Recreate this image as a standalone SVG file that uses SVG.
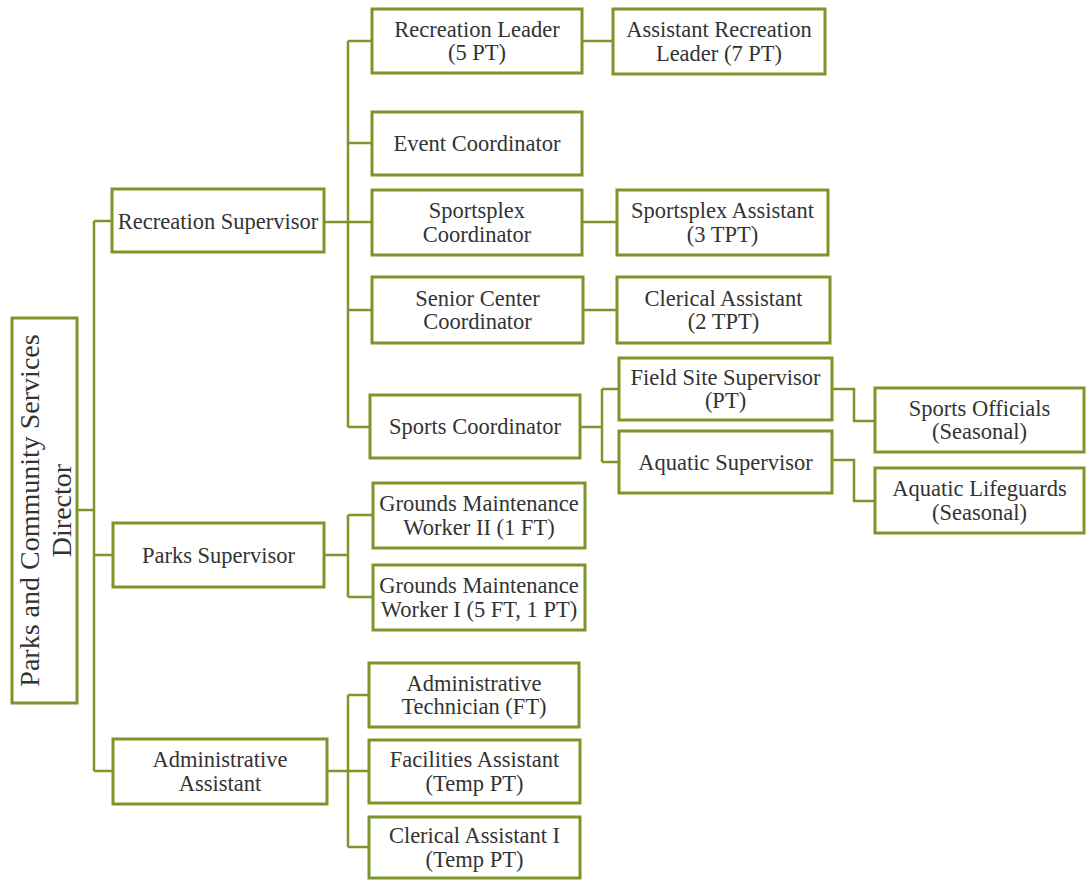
<svg xmlns="http://www.w3.org/2000/svg" width="1086" height="882" viewBox="0 0 1086 882">
  <style>
    .box { fill: #ffffff; stroke: #7d962a; stroke-width: 3; }
    .wire { fill: none; stroke: #7d962a; stroke-width: 2.5; stroke-linejoin: miter; }
    .lbl { font-family: "Liberation Serif", "Times New Roman", serif; font-size: 22.5px; fill: #333333; text-anchor: middle; }
    .dir { font-size: 28px; }
  </style>
  <rect x="0" y="0" width="1086" height="882" fill="#ffffff"/>

  <!-- connectors -->
  <g id="connectors" class="wire">
    <!-- director to supervisors -->
    <path d="M77 510 H94"/>
    <path d="M94 221 V771"/>
    <path d="M94 221 H113 M94 555 H113 M94 771 H113"/>
    <!-- recreation branch -->
    <path d="M324 222 H372"/>
    <path d="M348 41 V427"/>
    <path d="M348 41 H372 M348 143 H372 M348 310 H372 M348 427 H370"/>
    <path d="M582 41 H613"/>
    <path d="M582 222 H617"/>
    <path d="M583 310 H617"/>
    <!-- sports coordinator -->
    <path d="M580 427 H602 M602 389 V462 M602 389 H619 M602 462 H619"/>
    <path d="M832 389 H854 V421 H875"/>
    <path d="M832 460 H854 V501 H875"/>
    <!-- parks branch -->
    <path d="M324 555 H348 M348 515 V597 M348 515 H373 M348 597 H373"/>
    <!-- administrative branch -->
    <path d="M327 771 H369 M348 695 V847 M348 695 H369 M348 847 H369"/>
  </g>

  <!-- director -->
  <g id="director">
    <rect class="box" x="12" y="318" width="65" height="385"/>
    <g transform="translate(44.5,510.5) rotate(-90)">
      <text class="lbl dir" x="0" y="-5.5">Parks and Community Services</text>
      <text class="lbl dir" x="0" y="26.5">Director</text>
    </g>
  </g>

  <!-- supervisors -->
  <g id="recreation-supervisor">
    <rect class="box" x="112" y="189" width="212" height="63"/>
    <text class="lbl" x="218" y="228.5">Recreation Supervisor</text>
  </g>
  <g id="parks-supervisor">
    <rect class="box" x="113" y="523" width="211" height="64"/>
    <text class="lbl" x="218.5" y="562.5">Parks Supervisor</text>
  </g>
  <g id="administrative-assistant">
    <rect class="box" x="113" y="739" width="214" height="65"/>
    <text class="lbl" x="220" y="767">Administrative</text>
    <text class="lbl" x="220" y="790.5">Assistant</text>
  </g>

  <!-- recreation staff -->
  <g id="recreation-leader">
    <rect class="box" x="372" y="9" width="210" height="64"/>
    <text class="lbl" x="477" y="36.75">Recreation Leader</text>
    <text class="lbl" x="477" y="60.25">(5 PT)</text>
  </g>
  <g id="assistant-recreation-leader">
    <rect class="box" x="613" y="9" width="212" height="65"/>
    <text class="lbl" x="719" y="37.25">Assistant Recreation</text>
    <text class="lbl" x="719" y="60.75">Leader (7 PT)</text>
  </g>
  <g id="event-coordinator">
    <rect class="box" x="372" y="112" width="210" height="63"/>
    <text class="lbl" x="477" y="151">Event Coordinator</text>
  </g>
  <g id="sportsplex-coordinator">
    <rect class="box" x="372" y="190" width="210" height="65"/>
    <text class="lbl" x="477" y="218.25">Sportsplex</text>
    <text class="lbl" x="477" y="241.75">Coordinator</text>
  </g>
  <g id="sportsplex-assistant">
    <rect class="box" x="617" y="190" width="211" height="65"/>
    <text class="lbl" x="722.5" y="218.25">Sportsplex Assistant</text>
    <text class="lbl" x="722.5" y="241.75">(3 TPT)</text>
  </g>
  <g id="senior-center-coordinator">
    <rect class="box" x="372" y="277" width="211" height="66"/>
    <text class="lbl" x="477.5" y="305.75">Senior Center</text>
    <text class="lbl" x="477.5" y="329.25">Coordinator</text>
  </g>
  <g id="clerical-assistant">
    <rect class="box" x="617" y="277" width="213" height="66"/>
    <text class="lbl" x="723.5" y="305.75">Clerical Assistant</text>
    <text class="lbl" x="723.5" y="329.25">(2 TPT)</text>
  </g>
  <g id="sports-coordinator">
    <rect class="box" x="370" y="395" width="210" height="63"/>
    <text class="lbl" x="475" y="434">Sports Coordinator</text>
  </g>
  <g id="field-site-supervisor">
    <rect class="box" x="619" y="358" width="213" height="62"/>
    <text class="lbl" x="725.5" y="384.75">Field Site Supervisor</text>
    <text class="lbl" x="725.5" y="408.25">(PT)</text>
  </g>
  <g id="aquatic-supervisor">
    <rect class="box" x="619" y="431" width="213" height="62"/>
    <text class="lbl" x="725.5" y="469.5">Aquatic Supervisor</text>
  </g>
  <g id="sports-officials">
    <rect class="box" x="875" y="388" width="209" height="64"/>
    <text class="lbl" x="979.5" y="415.75">Sports Officials</text>
    <text class="lbl" x="979.5" y="439.25">(Seasonal)</text>
  </g>
  <g id="aquatic-lifeguards">
    <rect class="box" x="875" y="468" width="209" height="65"/>
    <text class="lbl" x="979.5" y="496.25">Aquatic Lifeguards</text>
    <text class="lbl" x="979.5" y="519.75">(Seasonal)</text>
  </g>

  <!-- parks staff -->
  <g id="grounds-maintenance-worker-ii">
    <rect class="box" x="373" y="483" width="212" height="65"/>
    <text class="lbl" x="479" y="511.25">Grounds Maintenance</text>
    <text class="lbl" x="479" y="534.75">Worker II (1 FT)</text>
  </g>
  <g id="grounds-maintenance-worker-i">
    <rect class="box" x="373" y="565" width="212" height="65"/>
    <text class="lbl" x="479" y="593.25">Grounds Maintenance</text>
    <text class="lbl" x="479" y="616.75">Worker I (5 FT, 1 PT)</text>
  </g>

  <!-- administrative staff -->
  <g id="administrative-technician">
    <rect class="box" x="369" y="663" width="210" height="64"/>
    <text class="lbl" x="474" y="690.75">Administrative</text>
    <text class="lbl" x="474" y="714.25">Technician (FT)</text>
  </g>
  <g id="facilities-assistant">
    <rect class="box" x="369" y="740" width="211" height="63"/>
    <text class="lbl" x="474.5" y="767.25">Facilities Assistant</text>
    <text class="lbl" x="474.5" y="790.75">(Temp PT)</text>
  </g>
  <g id="clerical-assistant-i">
    <rect class="box" x="369" y="817" width="211" height="61"/>
    <text class="lbl" x="474.5" y="843.25">Clerical Assistant I</text>
    <text class="lbl" x="474.5" y="866.75">(Temp PT)</text>
  </g>
</svg>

● What you should do: Copy out the whole listing exactly, and don't carry over any pictures.

● Answer to this exercise:
Recreate this image as a standalone SVG file that uses SVG.
<svg xmlns="http://www.w3.org/2000/svg" width="1086" height="882" viewBox="0 0 1086 882">
  <style>
    .box { fill: #ffffff; stroke: #7d962a; stroke-width: 3; }
    .wire { fill: none; stroke: #7d962a; stroke-width: 2.5; stroke-linejoin: miter; }
    .lbl { font-family: "Liberation Serif", "Times New Roman", serif; font-size: 22.5px; fill: #333333; text-anchor: middle; }
    .dir { font-size: 28px; }
  </style>
  <rect x="0" y="0" width="1086" height="882" fill="#ffffff"/>

  <!-- connectors -->
  <g id="connectors" class="wire">
    <!-- director to supervisors -->
    <path d="M77 510 H94"/>
    <path d="M94 221 V771"/>
    <path d="M94 221 H113 M94 555 H113 M94 771 H113"/>
    <!-- recreation branch -->
    <path d="M324 222 H372"/>
    <path d="M348 41 V427"/>
    <path d="M348 41 H372 M348 143 H372 M348 310 H372 M348 427 H370"/>
    <path d="M582 41 H613"/>
    <path d="M582 222 H617"/>
    <path d="M583 310 H617"/>
    <!-- sports coordinator -->
    <path d="M580 427 H602 M602 389 V462 M602 389 H619 M602 462 H619"/>
    <path d="M832 389 H854 V421 H875"/>
    <path d="M832 460 H854 V501 H875"/>
    <!-- parks branch -->
    <path d="M324 555 H348 M348 515 V597 M348 515 H373 M348 597 H373"/>
    <!-- administrative branch -->
    <path d="M327 771 H369 M348 695 V847 M348 695 H369 M348 847 H369"/>
  </g>

  <!-- director -->
  <g id="director">
    <rect class="box" x="12" y="318" width="65" height="385"/>
    <g transform="translate(44.5,510.5) rotate(-90)">
      <text class="lbl dir" x="0" y="-5.5">Parks and Community Services</text>
      <text class="lbl dir" x="0" y="26.5">Director</text>
    </g>
  </g>

  <!-- supervisors -->
  <g id="recreation-supervisor">
    <rect class="box" x="112" y="189" width="212" height="63"/>
    <text class="lbl" x="218" y="228.5">Recreation Supervisor</text>
  </g>
  <g id="parks-supervisor">
    <rect class="box" x="113" y="523" width="211" height="64"/>
    <text class="lbl" x="218.5" y="562.5">Parks Supervisor</text>
  </g>
  <g id="administrative-assistant">
    <rect class="box" x="113" y="739" width="214" height="65"/>
    <text class="lbl" x="220" y="767">Administrative</text>
    <text class="lbl" x="220" y="790.5">Assistant</text>
  </g>

  <!-- recreation staff -->
  <g id="recreation-leader">
    <rect class="box" x="372" y="9" width="210" height="64"/>
    <text class="lbl" x="477" y="36.75">Recreation Leader</text>
    <text class="lbl" x="477" y="60.25">(5 PT)</text>
  </g>
  <g id="assistant-recreation-leader">
    <rect class="box" x="613" y="9" width="212" height="65"/>
    <text class="lbl" x="719" y="37.25">Assistant Recreation</text>
    <text class="lbl" x="719" y="60.75">Leader (7 PT)</text>
  </g>
  <g id="event-coordinator">
    <rect class="box" x="372" y="112" width="210" height="63"/>
    <text class="lbl" x="477" y="151">Event Coordinator</text>
  </g>
  <g id="sportsplex-coordinator">
    <rect class="box" x="372" y="190" width="210" height="65"/>
    <text class="lbl" x="477" y="218.25">Sportsplex</text>
    <text class="lbl" x="477" y="241.75">Coordinator</text>
  </g>
  <g id="sportsplex-assistant">
    <rect class="box" x="617" y="190" width="211" height="65"/>
    <text class="lbl" x="722.5" y="218.25">Sportsplex Assistant</text>
    <text class="lbl" x="722.5" y="241.75">(3 TPT)</text>
  </g>
  <g id="senior-center-coordinator">
    <rect class="box" x="372" y="277" width="211" height="66"/>
    <text class="lbl" x="477.5" y="305.75">Senior Center</text>
    <text class="lbl" x="477.5" y="329.25">Coordinator</text>
  </g>
  <g id="clerical-assistant">
    <rect class="box" x="617" y="277" width="213" height="66"/>
    <text class="lbl" x="723.5" y="305.75">Clerical Assistant</text>
    <text class="lbl" x="723.5" y="329.25">(2 TPT)</text>
  </g>
  <g id="sports-coordinator">
    <rect class="box" x="370" y="395" width="210" height="63"/>
    <text class="lbl" x="475" y="434">Sports Coordinator</text>
  </g>
  <g id="field-site-supervisor">
    <rect class="box" x="619" y="358" width="213" height="62"/>
    <text class="lbl" x="725.5" y="384.75">Field Site Supervisor</text>
    <text class="lbl" x="725.5" y="408.25">(PT)</text>
  </g>
  <g id="aquatic-supervisor">
    <rect class="box" x="619" y="431" width="213" height="62"/>
    <text class="lbl" x="725.5" y="469.5">Aquatic Supervisor</text>
  </g>
  <g id="sports-officials">
    <rect class="box" x="875" y="388" width="209" height="64"/>
    <text class="lbl" x="979.5" y="415.75">Sports Officials</text>
    <text class="lbl" x="979.5" y="439.25">(Seasonal)</text>
  </g>
  <g id="aquatic-lifeguards">
    <rect class="box" x="875" y="468" width="209" height="65"/>
    <text class="lbl" x="979.5" y="496.25">Aquatic Lifeguards</text>
    <text class="lbl" x="979.5" y="519.75">(Seasonal)</text>
  </g>

  <!-- parks staff -->
  <g id="grounds-maintenance-worker-ii">
    <rect class="box" x="373" y="483" width="212" height="65"/>
    <text class="lbl" x="479" y="511.25">Grounds Maintenance</text>
    <text class="lbl" x="479" y="534.75">Worker II (1 FT)</text>
  </g>
  <g id="grounds-maintenance-worker-i">
    <rect class="box" x="373" y="565" width="212" height="65"/>
    <text class="lbl" x="479" y="593.25">Grounds Maintenance</text>
    <text class="lbl" x="479" y="616.75">Worker I (5 FT, 1 PT)</text>
  </g>

  <!-- administrative staff -->
  <g id="administrative-technician">
    <rect class="box" x="369" y="663" width="210" height="64"/>
    <text class="lbl" x="474" y="690.75">Administrative</text>
    <text class="lbl" x="474" y="714.25">Technician (FT)</text>
  </g>
  <g id="facilities-assistant">
    <rect class="box" x="369" y="740" width="211" height="63"/>
    <text class="lbl" x="474.5" y="767.25">Facilities Assistant</text>
    <text class="lbl" x="474.5" y="790.75">(Temp PT)</text>
  </g>
  <g id="clerical-assistant-i">
    <rect class="box" x="369" y="817" width="211" height="61"/>
    <text class="lbl" x="474.5" y="843.25">Clerical Assistant I</text>
    <text class="lbl" x="474.5" y="866.75">(Temp PT)</text>
  </g>
</svg>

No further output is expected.